- Born: July 2, 1781 Terrebonne, Province of Quebec
- Died: 1868 (aged 86–87)
- Other names: Michael Cline
- Occupation: Postmaster
- Employer(s): North West Company; Hudson's Bay Company
- Spouse: Suzanne Lafrance
- Children: George Klyne Jane Klyne McDonald Michel Klyne Jr.
- Parent(s): Johan Adam Klein/Jean Adam Klyne Marie-Geneviève Bisson

= Michel Klyne =

Michel Klyne (2 July 1781 - 1868) was an employee of the North West Company and later the Hudson's Bay Company, serving as postmaster at Jasper House in the Rocky Mountains.

==Early life==
Klyne was born in the Province of Quebec in 1781, son of a Hessian soldier, Johan Adam Klein (or Jean Adam Klyne) who fought in the American Revolutionary War, and his French Canadian wife, Marie-Geneviève Bisson. He had one sister, also named Marie-Geneviève, and several half-siblings through his father.
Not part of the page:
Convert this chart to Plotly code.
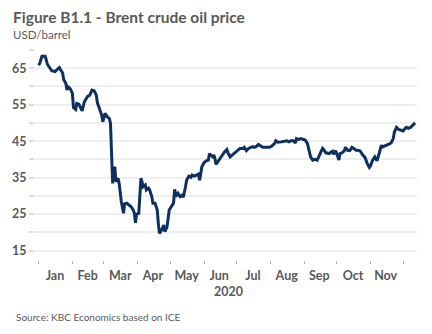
import plotly.graph_objects as go

dates = [
    "2020-01-01", "2020-01-02", "2020-01-04", "2020-01-07", "2020-01-09", "2020-01-11",
    "2020-01-13", "2020-01-16", "2020-01-18", "2020-01-20", "2020-01-23", "2020-01-24",
    "2020-01-26", "2020-01-27", "2020-01-28", "2020-01-30", "2020-02-01", "2020-02-02",
    "2020-02-04", "2020-02-05", "2020-02-07", "2020-02-08", "2020-02-10", "2020-02-12",
    "2020-02-13", "2020-02-15", "2020-02-17", "2020-02-19", "2020-02-21", "2020-02-23",
    "2020-02-24", "2020-02-26", "2020-02-28", "2020-02-29", "2020-03-02", "2020-03-04",
    "2020-03-06", "2020-03-07", "2020-03-08", "2020-03-09", "2020-03-10", "2020-03-11",
    "2020-03-12", "2020-03-14", "2020-03-15", "2020-03-16", "2020-03-17", "2020-03-19",
    "2020-03-20", "2020-03-22", "2020-03-24", "2020-03-26", "2020-03-28", "2020-03-29",
    "2020-03-30", "2020-03-31", "2020-04-02", "2020-04-03", "2020-04-04", "2020-04-05",
    "2020-04-06", "2020-04-08", "2020-04-09", "2020-04-11", "2020-04-12", "2020-04-14",
    "2020-04-15", "2020-04-17", "2020-04-19", "2020-04-20", "2020-04-21", "2020-04-23",
    "2020-04-25", "2020-04-26", "2020-04-28", "2020-04-30", "2020-05-02", "2020-05-04",
    "2020-05-05", "2020-05-06", "2020-05-08", "2020-05-10", "2020-05-12", "2020-05-13",
    "2020-05-15", "2020-05-16", "2020-05-18", "2020-05-20", "2020-05-21", "2020-05-23",
    "2020-05-25", "2020-05-27", "2020-05-28", "2020-05-29", "2020-05-30", "2020-06-01",
    "2020-06-03", "2020-06-05", "2020-06-06", "2020-06-07", "2020-06-09", "2020-06-10",
    "2020-06-11", "2020-06-12", "2020-06-14", "2020-06-16", "2020-06-17", "2020-06-18",
    "2020-06-20", "2020-06-22", "2020-06-23", "2020-06-25", "2020-06-27", "2020-06-29",
    "2020-07-02", "2020-07-04", "2020-07-07", "2020-07-08", "2020-07-10", "2020-07-12",
    "2020-07-14", "2020-07-16", "2020-07-17", "2020-07-19", "2020-07-21", "2020-07-23",
    "2020-07-25", "2020-07-27", "2020-07-29", "2020-07-31", "2020-08-02", "2020-08-05",
    "2020-08-06", "2020-08-08", "2020-08-11", "2020-08-13", "2020-08-16", "2020-08-18",
    "2020-08-20", "2020-08-22", "2020-08-24", "2020-08-25", "2020-08-27", "2020-08-29",
    "2020-08-31", "2020-09-02", "2020-09-04", "2020-09-05", "2020-09-07", "2020-09-09",
    "2020-09-11", "2020-09-13", "2020-09-15", "2020-09-16", "2020-09-18", "2020-09-19",
    "2020-09-21", "2020-09-24", "2020-09-25", "2020-09-27", "2020-09-28", "2020-09-30",
    "2020-10-02", "2020-10-03", "2020-10-04", "2020-10-06", "2020-10-08", "2020-10-09",
    "2020-10-11", "2020-10-13", "2020-10-15", "2020-10-17", "2020-10-19", "2020-10-22",
    "2020-10-23", "2020-10-25", "2020-10-27", "2020-10-29", "2020-10-31", "2020-11-01",
    "2020-11-03", "2020-11-05", "2020-11-06", "2020-11-07", "2020-11-09", "2020-11-11",
    "2020-11-12", "2020-11-14", "2020-11-16", "2020-11-18", "2020-11-20", "2020-11-22",
    "2020-11-23", "2020-11-25", "2020-11-27", "2020-11-29", "2020-12-01", "2020-12-03",
    "2020-12-04", "2020-12-06", "2020-12-08", "2020-12-10", "2020-12-12",
]

brent = [
    65.8, 66.3, 68.3, 68.3, 66.1, 65.2,
    64.3, 64.1, 64.6, 65.2, 63.7, 61.9,
    60.8, 59.0, 59.9, 59.4, 58.1, 54.2,
    53.7, 55.3, 55.1, 54.6, 53.3, 55.8,
    56.4, 57.3, 57.6, 59.0, 58.8, 57.6,
    55.5, 54.0, 52.1, 50.3, 52.6, 51.7,
    51.2, 49.9, 41.0, 33.4, 37.1, 38.0,
    33.9, 34.8, 33.4, 29.8, 28.4, 25.2,
    27.8, 28.0, 27.6, 27.0, 26.1, 25.2,
    22.6, 25.0, 25.2, 31.6, 34.8, 33.9,
    32.5, 33.0, 31.6, 32.1, 31.6, 29.8,
    28.0, 28.0, 26.1, 22.5, 19.7, 20.6,
    22.0, 20.2, 21.5, 26.1, 27.0, 28.0,
    31.8, 29.8, 30.7, 29.8, 30.2, 29.6,
    32.5, 34.3, 35.4, 35.1, 35.7, 35.4,
    35.7, 36.0, 34.3, 36.2, 38.0, 39.1,
    39.6, 39.8, 41.6, 41.2, 40.7, 41.2,
    40.3, 38.6, 39.5, 40.4, 40.9, 41.4,
    42.1, 42.7, 41.8, 40.7, 41.2, 41.8,
    42.5, 43.0, 43.0, 43.3, 42.4, 43.0,
    43.3, 43.5, 43.3, 43.5, 44.1, 43.6,
    43.3, 43.3, 43.3, 43.3, 43.6, 44.4,
    45.1, 44.7, 44.8, 45.0, 45.1, 44.8,
    45.1, 45.1, 44.5, 45.7, 45.5, 45.7,
    45.5, 45.3, 44.4, 43.0, 40.7, 39.8,
    40.0, 39.8, 41.2, 41.6, 43.0, 42.7,
    41.8, 41.6, 41.8, 42.2, 41.4, 42.4,
    40.7, 39.8, 41.6, 41.8, 42.4, 43.3,
    42.5, 42.4, 43.3, 43.0, 42.5, 42.4,
    42.1, 41.2, 40.5, 38.9, 37.8, 38.2,
    39.8, 40.7, 40.0, 39.6, 41.6, 43.9,
    43.4, 43.6, 43.9, 44.2, 44.5, 45.7,
    47.5, 48.8, 48.2, 48.0, 47.8, 48.5,
    48.8, 48.5, 48.8, 49.4, 50.0,
]

month_starts = ["2020-01-01", "2020-02-01", "2020-03-01", "2020-04-01", "2020-05-01",
                "2020-06-01", "2020-07-01", "2020-08-01", "2020-09-01", "2020-10-01",
                "2020-11-01", "2020-12-01"]
month_mids = ["2020-01-16", "2020-02-15", "2020-03-16", "2020-04-15", "2020-05-16",
              "2020-06-15", "2020-07-16", "2020-08-16", "2020-09-15", "2020-10-16",
              "2020-11-15"]
month_labels = ["Jan", "Feb", "Mar", "Apr", "May", "Jun", "Jul", "Aug", "Sep", "Oct", "Nov"]
y_gridvals = [15, 20, 25, 30, 35, 40, 45, 50, 55, 60, 65, 70]
y_labels = ["15", "", "25", "", "35", "", "45", "", "55", "", "65", ""]

FONT = "Lato"
GREY = "#595959"

fig = go.Figure()
fig.add_trace(go.Scatter(
    x=dates, y=brent, mode="lines",
    line=dict(color="#0d3060", width=3),
    hoverinfo="skip", showlegend=False,
))

fig.update_layout(
    width=432, height=334,
    margin=dict(l=32, r=15, t=50, b=74),
    paper_bgcolor="white", plot_bgcolor="white",
    font=dict(family=FONT, color=GREY),
    xaxis=dict(
        range=["2019-12-28 15:00", "2020-12-13 19:00"],
        tickmode="array", tickvals=month_mids, ticktext=month_labels,
        ticks="", showgrid=False, zeroline=False, showline=False,
        tickfont=dict(family=FONT, size=12.5, color=GREY, weight="bold"),
        ticklabelstandoff=6,
        minor=dict(tickmode="array", tickvals=month_starts, ticks="outside",
                   ticklen=3, tickwidth=1, tickcolor="#b0b0b0", showgrid=False),
    ),
    yaxis=dict(
        range=[12.4, 70],
        tickmode="array", tickvals=y_gridvals, ticktext=y_labels,
        ticks="outside", ticklen=5, tickwidth=1.5, tickcolor="#dcdcdc",
        showgrid=True, gridcolor="#eeeeee", gridwidth=1.5,
        zeroline=False, showline=False,
        tickfont=dict(family=FONT, size=12.5, color=GREY, weight="bold"),
    ),
    annotations=[
        dict(text="<b>Figure B1.1 - Brent crude oil price</b>", xref="paper", yref="paper",
             x=(8 - 32) / 385, y=(260 - 17) / 210, xanchor="left", yanchor="middle",
             showarrow=False, font=dict(family=FONT, size=15.5, color=GREY)),
        dict(text="USD/barrel", xref="paper", yref="paper",
             x=(8 - 32) / 385, y=(260 - 34.5) / 210, xanchor="left", yanchor="middle",
             showarrow=False, font=dict(family=FONT, size=11.5, color=GREY)),
        dict(text="<b>2020</b>", xref="paper", yref="paper",
             x=(227 - 32) / 385, y=(260 - 291) / 210, xanchor="center", yanchor="middle",
             showarrow=False, font=dict(family=FONT, size=12.5, color=GREY)),
        dict(text="Source: KBC Economics based on ICE", xref="paper", yref="paper",
             x=(11 - 32) / 385, y=(260 - 316.5) / 210, xanchor="left", yanchor="middle",
             showarrow=False, font=dict(family=FONT, size=10, color=GREY)),
    ],
)

fig.write_html("out.html")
==The North West Company and Hudson's Bay Company==
Klyne entered the employ of the North West Company in the late 1790s as a fur trader. Following the 1821 merger of the NWC and the HBC, he was put in charge of Jasper House, near modern Jasper, Alberta. He served as postmaster for 11 years, from 1824 to 1834. In 1835, he retired to the Red River. Alberta's Cline River and Mount Cline were named in his honor (using a variant spelling of his surname), as well as "Old Klyne's Trail", a trail running along the Cline river valley from the Kootenay Plains to the Athabasca River.

==Personal life==
In 1807, Klyne married Suzanne Lafrance, daughter of a prominent Métis family. They had ten children, including Jane Klyne McDonald, wife of Archibald McDonald of the Hudson's Bay Company, and George Klyne, MLA (1871–74) for Ste. Agathe, Manitoba.